Bike story: Cycling reminiscences provoked by the restoration of my fixed wheel friend Freddie Grubb 11773. (Chapter 2)

Photo Godric CC

Chapter 2 Roller Racing and Record Breaking

In Chapter 1 of the story of my restored Freddie Grubb I wrote about its life in the Godric Cycling Club, a small but successful cycling club based around the Suffolk towns of Bungay and Beccles, an area known as the Waveney Valley.

These are small towns in a rural area so the population catchment isn’t large and apart from the occasional footballer who has a trial with a professional team the area hasn’t turned out a line of sporting heroes to put it on the map. Therefore relative to its size the cycling club has been a bit of a standard bearer, turning out a regular crop of local champions and occasionally a national level competitor.

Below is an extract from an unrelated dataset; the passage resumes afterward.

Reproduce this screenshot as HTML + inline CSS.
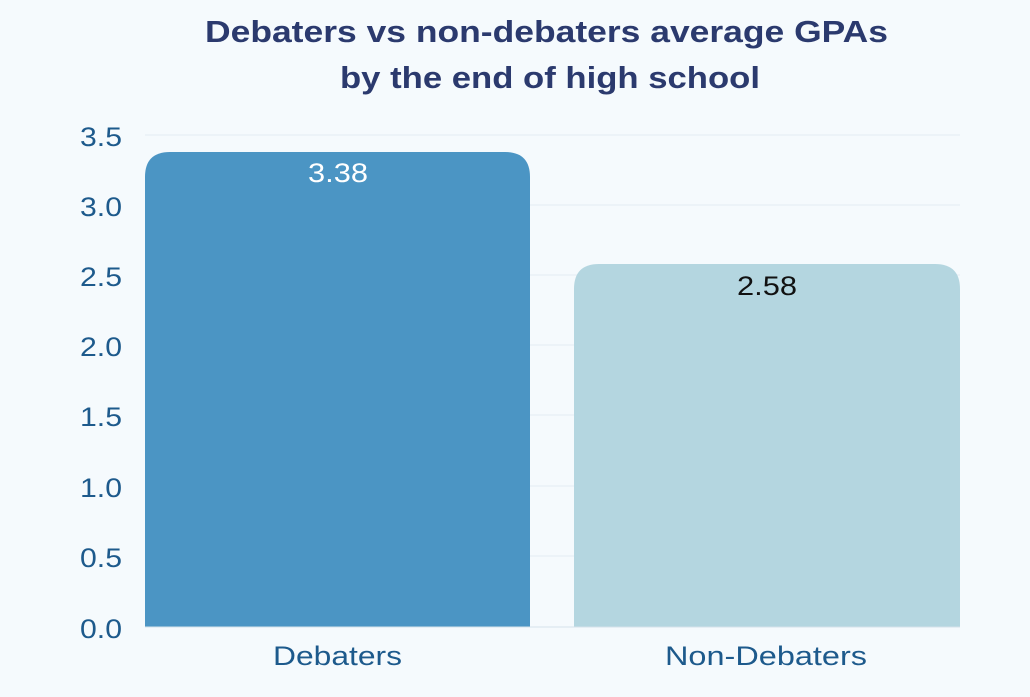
<!DOCTYPE html>
<html><head><style>
body{margin:0;width:1030px;height:692px;background:#f5fafd;font-family:"Liberation Sans",sans-serif;overflow:hidden}
</style></head><body>
<svg width="1030" height="692" xmlns="http://www.w3.org/2000/svg">
<rect width="1030" height="692" fill="#f5fafd"/>
<g font-family="Liberation Sans, sans-serif" font-weight="bold" font-size="31" fill="#2b3a6e">
<text x="205" y="42" textLength="683" lengthAdjust="spacingAndGlyphs">Debaters vs non-debaters average GPAs</text>
<text x="340" y="88" textLength="420" lengthAdjust="spacingAndGlyphs">by the end of high school</text>
</g>
<g stroke="#e3ecf2" stroke-width="1">
<line x1="145" x2="960" y1="135" y2="135"/>
<line x1="145" x2="960" y1="205" y2="205"/>
<line x1="145" x2="960" y1="275" y2="275"/>
<line x1="145" x2="960" y1="345" y2="345"/>
<line x1="145" x2="960" y1="415" y2="415"/>
<line x1="145" x2="960" y1="486" y2="486"/>
<line x1="145" x2="960" y1="556" y2="556"/>
</g>
<path d="M145 627 V177 Q145 152 170 152 H505 Q530 152 530 177 V627 Z" fill="#4b95c4"/>
<path d="M574 627 V289 Q574 264 599 264 H935 Q960 264 960 289 V627 Z" fill="#b4d6e0"/>
<line x1="145" x2="960" y1="627" y2="627" stroke="#d5e2ea"/>
<g font-size="27" fill="#1d5a8c">
<text x="80" y="146" textLength="42" lengthAdjust="spacingAndGlyphs">3.5</text>
<text x="80" y="216" textLength="42" lengthAdjust="spacingAndGlyphs">3.0</text>
<text x="80" y="286" textLength="42" lengthAdjust="spacingAndGlyphs">2.5</text>
<text x="80" y="356" textLength="42" lengthAdjust="spacingAndGlyphs">2.0</text>
<text x="80" y="426" textLength="42" lengthAdjust="spacingAndGlyphs">1.5</text>
<text x="80" y="497" textLength="42" lengthAdjust="spacingAndGlyphs">1.0</text>
<text x="80" y="567" textLength="42" lengthAdjust="spacingAndGlyphs">0.5</text>
<text x="80" y="638" textLength="42" lengthAdjust="spacingAndGlyphs">0.0</text>
</g>
<g font-size="27" fill="#1d5a8c">
<text x="273" y="665" textLength="129" lengthAdjust="spacingAndGlyphs">Debaters</text>
<text x="665" y="665" textLength="202" lengthAdjust="spacingAndGlyphs">Non-Debaters</text>
</g>
<g font-size="27">
<text x="308" y="182" fill="#ffffff" textLength="60" lengthAdjust="spacingAndGlyphs">3.38</text>
<text x="737" y="295" fill="#111" textLength="60" lengthAdjust="spacingAndGlyphs">2.58</text>
</g>
</svg>
</body></html>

But in one field of cycling the Godric CC made an impression far beyond the reaches of the Waveney Valley, picking up not one but two world records. And my Freddie Grubb was part of at least one of those records, if not both.

That is entirely in keeping with the name that it carries, because Frederick Henry Grubb (b 1887) was one of the prolific record breakers of his era. www.nkilgariff.com lists 14 of his British records from 60 miles to 24 hours, mostly broken before he won two silver medals at the 1912 Olympics in Stockholm and then turned professional. He did not take to professional racing so he turned to bike building to exploit his fame.

Which brings us back to the record breaking story of this Freddie Grubb.

In chapter 1 I wrote about grass track racing in East Anglia which helped sustain use of fixed wheel bikes for many years. The other branch of the sport that carried on in splendid isolation in a few clubs around the country was roller racing.

Today most bike racers and even some enthusiastic hard tourists will have a turbo trainer at home. One of the most unloved instruments of cycling torture imaginable, I was delighted the day I decided I would never do that again.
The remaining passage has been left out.